パソコンにはもともと「CPU(中央処理装置)」という脳のような部品がありますが、グラフィックに関する処理は非常に重たいので、専用の部品として「GPU(Graphics Processing Unit)」が使われます。グラフィックボードにはこのGPUが搭載されています。
グラフィックボードとCPUの違い
「CPUとGPU、似たようなものじゃないの?」と思う方もいるかもしれません。確かにどちらも「処理をする」ための装置ですが、得意分野が違います。
-
CPU:なんでもこなす万能選手。Office作業やWeb閲覧、基本的な操作はこれがメイン。
-
GPU:映像・画像に特化した専門選手。ゲーム、動画編集、3D設計などで活躍。
たとえば、絵を描くときに、鉛筆でちまちま描いていたのがCPU、太い筆で一気に色を塗れるのがGPU、というイメージです。
グラフィックボードが必要な場面
では、どんなときにグラフィックボードが「必要」になるのでしょうか? 主に以下のような用途がある場合、グラフィックボードがあると非常に効果的です。
1. PCゲーム
グラボの代表的な用途です。
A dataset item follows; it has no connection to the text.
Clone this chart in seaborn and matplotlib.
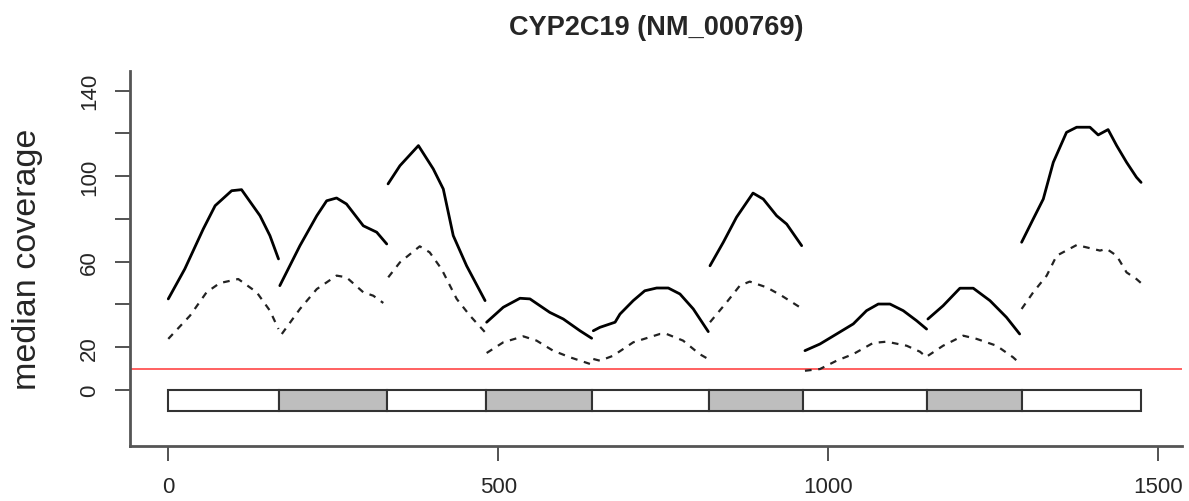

最新の3Dゲームは、高画質でなめらかな動きを求められるため、GPUの性能が重要になります。グラボがないと、画面がカクカクになったり、起動すらできないこともあります。
2. 動画編集・写真加工
4K動画の編集や、Photoshopなどでの高解像度画像の加工は非常に重い作業。GPUがあれば、エフェクト処理や書き出し時間が大幅に短縮されます。
3. 3Dモデリング・CAD作業
建築設計や3Dプリンター用のデータ作成、アニメ制作などを行う人には必須です。
4. 複数画面・高解像度出力
4Kモニターやデュアルディスプレイなど、複数の画面に対応したい場合も、専用のグラボがあるとスムーズです。
グラフィックボードが「なくてもいい」場合
逆に、以下のような使い方しかしない方には、グラフィックボードは必須ではありません。
-
ネットサーフィン
-
YouTubeやNetflixなどの動画視聴
-
WordやExcelなどの事務作業
-
オンライン会議
最近のパソコンには、「内蔵GPU」と呼ばれる簡易的なグラフィック処理機能がCPUに搭載されていることが多く、軽めの用途ならそれで十分です。
グラフィックボードの選び方
いざグラフィックボードが必要になったとき、どれを選べばいいのでしょうか?ここでは基本的なポイントを紹介します。
1. 用途に合った性能を選ぶ
-
軽いゲームやフルHD動画編集 → 中級クラス(例:NVIDIA GTX 1660, RTX 3050)
-
重いゲームや4K動画編集、3D制作 → 上級クラス(例:RTX 4070, RTX 4080)
-
事務作業中心 → グラボ不要 or ローエンドモデル
2. 予算とのバランス
高性能なグラボは高価(10万円以上)ですが、ミドルクラスなら3〜5万円程度で十分な性能が得られることもあります。自分の使用目的にあわせて、過剰スペックにならないように選びましょう。
3. 電源とケースサイズに注意
グラフィックボードは消費電力が高いため、パソコンの電源ユニットがそれに対応しているか確認が必要です。また、サイズも大きいものが多いため、パソコンケースに収まるかどうかも重要です。
おすすめの初心者向けグラフィックボード
ここでは、2025年時点でコスパのよい初心者向けグラフィックボードをいくつか紹介します。
-
NVIDIA GeForce GTX 1650:価格も安く、軽いゲームや編集には十分
-
NVIDIA RTX 3050:エントリー向けながらレイトレーシング対応、人気モデル
-
AMD Radeon RX 6600:コストパフォーマンスが高く、ゲームも快適
まとめ
グラフィックボードは、パソコンの「映像担当」であり、特にゲームや映像制作をする人にとっては非常に重要なパーツです。しかし、全ての人に必要というわけではありません。自分の使い方に合わせて、必要性をしっかり見極めましょう。
初心者のうちは難しく感じるかもしれませんが、基本的な仕組みさえ理解できれば、パソコン選びやカスタマイズの幅がグッと広がります。ぜひ今回の記事を参考にして、自分にぴったりのパソコン環境を整えてみてください。